You could use different approach of searching LPF in a single pass (with O(sqrt(n))).

• assume your current x as a potential last prime number
• loop n through number 2 up while your current x is greater
• if you found some n that is factor of x divide your x at it as much as you can.
  • if by some reason everything is left from x is 1 than that n is the largest prime factor
  • otherwise you've got your new assumption about largest prime number and continue reducing it through cycle
• if you've reached situation when n is larger than x (which is greter than 1) then your x is actually the largest prime factor of your original x

Sample:

#include <iostream>
#include <cstdlib>
long long lpf(long long x) {
    long long n;
    // since x changes anyway I think it's better to use n*n instead of sqrt
    for(n = 2; (n*n) < x ; ++n)
    {
        if ((x%n) == 0)
        {
            x /= n;
            while((x%n) == 0) x /= n;
            if (x == 1) return n;
        }
    }
    return x;
}
int main(int argc, char *argv[]) {
    if (argc < 2) return 1;
    long long x = atoll(argv[1]);
    std::cout << "x = " << x << std::endl;
    std::cout << "LPF(x) = " << lpf(x) << std::endl;
    return 0;
}

This is variation of Trivial division algorithm without prime numbers at all. See Factoring algorithms for some more.

Answer 5

Hmm... Am I the only one who sees complexity of original algorithm nearly O(n^2) even with caching prime numbers in IsPrime? If you still want to stick with prime numbers for factoring consider building lazy primes list and walk over it rather than over integers (it also can be used for algorithm I've posted earlier).

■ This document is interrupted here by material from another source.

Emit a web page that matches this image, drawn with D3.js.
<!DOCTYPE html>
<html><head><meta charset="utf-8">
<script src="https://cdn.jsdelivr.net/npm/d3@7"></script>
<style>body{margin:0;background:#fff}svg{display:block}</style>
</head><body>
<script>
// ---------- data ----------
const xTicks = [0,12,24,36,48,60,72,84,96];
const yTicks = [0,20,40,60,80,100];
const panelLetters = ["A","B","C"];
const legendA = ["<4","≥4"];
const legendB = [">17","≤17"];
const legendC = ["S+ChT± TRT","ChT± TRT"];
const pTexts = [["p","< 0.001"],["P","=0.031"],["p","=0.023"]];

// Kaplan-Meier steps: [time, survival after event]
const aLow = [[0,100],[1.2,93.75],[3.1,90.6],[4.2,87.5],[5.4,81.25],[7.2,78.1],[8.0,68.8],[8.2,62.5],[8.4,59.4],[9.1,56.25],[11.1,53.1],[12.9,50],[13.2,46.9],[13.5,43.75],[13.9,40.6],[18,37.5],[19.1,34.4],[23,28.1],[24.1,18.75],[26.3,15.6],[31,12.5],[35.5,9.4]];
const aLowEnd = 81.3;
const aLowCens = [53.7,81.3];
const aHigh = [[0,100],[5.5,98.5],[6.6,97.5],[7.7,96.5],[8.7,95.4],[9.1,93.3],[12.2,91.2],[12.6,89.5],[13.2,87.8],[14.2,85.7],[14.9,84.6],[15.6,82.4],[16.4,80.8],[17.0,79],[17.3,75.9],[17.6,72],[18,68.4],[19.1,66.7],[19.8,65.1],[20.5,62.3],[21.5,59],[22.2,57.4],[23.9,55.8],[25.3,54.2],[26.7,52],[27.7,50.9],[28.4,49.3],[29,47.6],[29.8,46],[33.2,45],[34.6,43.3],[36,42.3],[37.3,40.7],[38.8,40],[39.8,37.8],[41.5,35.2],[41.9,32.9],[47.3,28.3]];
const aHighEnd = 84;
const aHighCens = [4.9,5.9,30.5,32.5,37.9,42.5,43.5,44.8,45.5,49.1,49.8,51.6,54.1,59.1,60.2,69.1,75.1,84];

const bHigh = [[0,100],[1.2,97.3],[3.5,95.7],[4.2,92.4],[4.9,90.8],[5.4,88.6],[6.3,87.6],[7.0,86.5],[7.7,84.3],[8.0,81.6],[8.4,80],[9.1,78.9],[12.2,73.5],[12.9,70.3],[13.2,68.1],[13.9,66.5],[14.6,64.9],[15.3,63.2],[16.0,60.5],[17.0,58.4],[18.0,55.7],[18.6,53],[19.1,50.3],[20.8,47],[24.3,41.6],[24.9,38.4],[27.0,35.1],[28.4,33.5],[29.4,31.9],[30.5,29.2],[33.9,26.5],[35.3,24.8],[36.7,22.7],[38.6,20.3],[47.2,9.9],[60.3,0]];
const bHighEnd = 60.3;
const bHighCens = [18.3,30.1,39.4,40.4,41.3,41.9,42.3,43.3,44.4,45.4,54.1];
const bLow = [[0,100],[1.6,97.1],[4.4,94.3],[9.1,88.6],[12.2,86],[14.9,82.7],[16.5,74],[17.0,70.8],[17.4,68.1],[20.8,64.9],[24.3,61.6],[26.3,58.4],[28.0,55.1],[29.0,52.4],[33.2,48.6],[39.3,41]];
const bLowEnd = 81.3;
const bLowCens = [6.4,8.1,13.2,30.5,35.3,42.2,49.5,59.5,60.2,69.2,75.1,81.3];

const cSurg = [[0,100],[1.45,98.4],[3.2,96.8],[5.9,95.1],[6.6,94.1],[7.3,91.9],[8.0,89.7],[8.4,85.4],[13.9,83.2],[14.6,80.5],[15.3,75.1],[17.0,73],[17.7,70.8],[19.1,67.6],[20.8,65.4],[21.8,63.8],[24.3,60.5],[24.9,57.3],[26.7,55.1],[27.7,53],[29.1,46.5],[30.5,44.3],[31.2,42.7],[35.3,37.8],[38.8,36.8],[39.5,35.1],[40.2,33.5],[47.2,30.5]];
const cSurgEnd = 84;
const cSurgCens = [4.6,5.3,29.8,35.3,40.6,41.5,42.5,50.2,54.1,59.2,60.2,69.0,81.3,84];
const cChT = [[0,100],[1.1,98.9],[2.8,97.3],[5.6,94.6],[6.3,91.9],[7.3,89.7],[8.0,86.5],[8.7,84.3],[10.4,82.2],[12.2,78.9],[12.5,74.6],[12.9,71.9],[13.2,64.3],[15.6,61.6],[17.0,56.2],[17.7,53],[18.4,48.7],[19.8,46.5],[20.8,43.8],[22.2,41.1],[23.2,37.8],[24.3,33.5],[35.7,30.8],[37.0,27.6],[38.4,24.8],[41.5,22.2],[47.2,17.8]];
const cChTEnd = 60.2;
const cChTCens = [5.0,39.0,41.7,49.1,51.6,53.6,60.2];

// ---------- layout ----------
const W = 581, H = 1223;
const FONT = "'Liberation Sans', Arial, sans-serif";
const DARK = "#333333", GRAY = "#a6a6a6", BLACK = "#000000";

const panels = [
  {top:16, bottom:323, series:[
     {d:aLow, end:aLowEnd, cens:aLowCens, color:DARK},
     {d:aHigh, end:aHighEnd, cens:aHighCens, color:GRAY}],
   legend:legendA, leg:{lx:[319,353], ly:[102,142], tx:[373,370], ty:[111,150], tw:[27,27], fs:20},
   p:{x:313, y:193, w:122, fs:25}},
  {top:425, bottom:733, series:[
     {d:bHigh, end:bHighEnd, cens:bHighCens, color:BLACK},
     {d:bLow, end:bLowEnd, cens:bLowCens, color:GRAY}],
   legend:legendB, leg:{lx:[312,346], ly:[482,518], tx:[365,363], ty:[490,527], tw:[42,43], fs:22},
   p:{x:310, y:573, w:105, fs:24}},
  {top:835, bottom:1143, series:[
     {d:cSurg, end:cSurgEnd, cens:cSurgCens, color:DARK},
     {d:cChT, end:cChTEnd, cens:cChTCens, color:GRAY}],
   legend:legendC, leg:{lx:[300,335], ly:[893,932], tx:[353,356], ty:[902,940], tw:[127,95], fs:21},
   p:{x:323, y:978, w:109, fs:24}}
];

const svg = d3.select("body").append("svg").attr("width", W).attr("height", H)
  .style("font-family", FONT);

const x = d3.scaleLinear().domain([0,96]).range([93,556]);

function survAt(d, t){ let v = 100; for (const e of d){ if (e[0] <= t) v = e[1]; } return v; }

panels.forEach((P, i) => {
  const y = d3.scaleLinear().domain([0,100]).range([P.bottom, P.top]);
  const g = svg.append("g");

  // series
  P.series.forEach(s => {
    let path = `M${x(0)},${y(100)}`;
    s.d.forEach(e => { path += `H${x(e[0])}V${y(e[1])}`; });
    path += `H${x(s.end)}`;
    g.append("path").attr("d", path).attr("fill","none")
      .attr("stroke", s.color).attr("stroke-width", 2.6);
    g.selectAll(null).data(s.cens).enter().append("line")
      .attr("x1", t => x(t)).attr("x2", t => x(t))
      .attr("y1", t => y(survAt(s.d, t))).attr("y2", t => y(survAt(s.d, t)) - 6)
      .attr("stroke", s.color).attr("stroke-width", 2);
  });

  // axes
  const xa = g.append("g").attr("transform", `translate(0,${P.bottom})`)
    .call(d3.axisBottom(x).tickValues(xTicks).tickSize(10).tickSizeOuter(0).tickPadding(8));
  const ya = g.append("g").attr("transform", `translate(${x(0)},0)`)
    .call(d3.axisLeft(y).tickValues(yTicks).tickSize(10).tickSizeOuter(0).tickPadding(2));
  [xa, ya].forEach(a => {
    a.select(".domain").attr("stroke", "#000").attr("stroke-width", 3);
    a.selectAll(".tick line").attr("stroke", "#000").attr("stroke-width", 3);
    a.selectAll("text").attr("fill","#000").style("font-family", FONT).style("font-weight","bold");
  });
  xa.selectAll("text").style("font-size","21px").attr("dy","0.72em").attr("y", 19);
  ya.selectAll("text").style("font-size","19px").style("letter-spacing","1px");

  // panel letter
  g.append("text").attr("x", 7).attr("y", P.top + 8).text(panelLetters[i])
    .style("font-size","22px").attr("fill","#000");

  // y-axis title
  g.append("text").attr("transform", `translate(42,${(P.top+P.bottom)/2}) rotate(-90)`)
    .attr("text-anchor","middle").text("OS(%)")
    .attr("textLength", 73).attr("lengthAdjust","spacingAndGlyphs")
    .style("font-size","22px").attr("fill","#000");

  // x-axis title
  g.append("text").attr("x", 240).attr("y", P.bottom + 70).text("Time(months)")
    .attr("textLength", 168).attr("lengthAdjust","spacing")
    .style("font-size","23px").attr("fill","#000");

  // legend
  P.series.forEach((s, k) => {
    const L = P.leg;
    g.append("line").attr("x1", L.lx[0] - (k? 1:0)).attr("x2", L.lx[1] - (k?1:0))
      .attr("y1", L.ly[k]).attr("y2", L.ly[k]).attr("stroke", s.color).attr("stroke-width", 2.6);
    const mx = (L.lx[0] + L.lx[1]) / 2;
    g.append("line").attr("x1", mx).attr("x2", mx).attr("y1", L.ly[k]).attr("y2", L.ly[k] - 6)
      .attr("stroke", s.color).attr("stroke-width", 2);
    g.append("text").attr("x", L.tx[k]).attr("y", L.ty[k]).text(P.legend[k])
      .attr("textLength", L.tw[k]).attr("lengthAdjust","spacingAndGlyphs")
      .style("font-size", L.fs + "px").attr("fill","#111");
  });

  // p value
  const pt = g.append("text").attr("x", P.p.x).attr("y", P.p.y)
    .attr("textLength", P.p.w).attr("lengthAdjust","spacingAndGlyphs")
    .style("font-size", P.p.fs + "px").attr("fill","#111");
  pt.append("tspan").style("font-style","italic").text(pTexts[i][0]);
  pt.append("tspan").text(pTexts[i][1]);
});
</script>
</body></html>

Long time ago I used this sinppet of code (with some fresh updates):

class Primes {
public:
    typedef unsigned int Num;
    typedef std::list<Num> list;
    typedef list::const_iterator iterator;

    static void init(size_t pagesz = 10)
    {
        page_size = pagesz;
        primes.clear();
        primes.push_back(2);
        primes.push_back(3);
    }

    static iterator begin() { return primes.begin(); }

    static Num next(iterator &i)
    {
        iterator j = i++;
        if (i == primes.end()) {
            Num x = primes.back();
            size_t k;
            for(x+=2,k=0;k<page_size;x+=2) {
                if (isPrime(x)) {
                    primes.push_back(x);
                    ++k;
                }
            }
            // move i through end()
            i = j;
            ++i;
        }
        return (*j);
    }

private:
    static list primes;
    static size_t page_size;

    static bool isPrime(Num v)
    {
        for(iterator i = begin(); i != primes.end(); ++i) {
            const Num p = *i;
            if (p > v) return true;
            if ((v%p) == 0) return false;
        }
        return true;
    }
};

P.S. wheel factorization with more factors than just 2 can also be used here.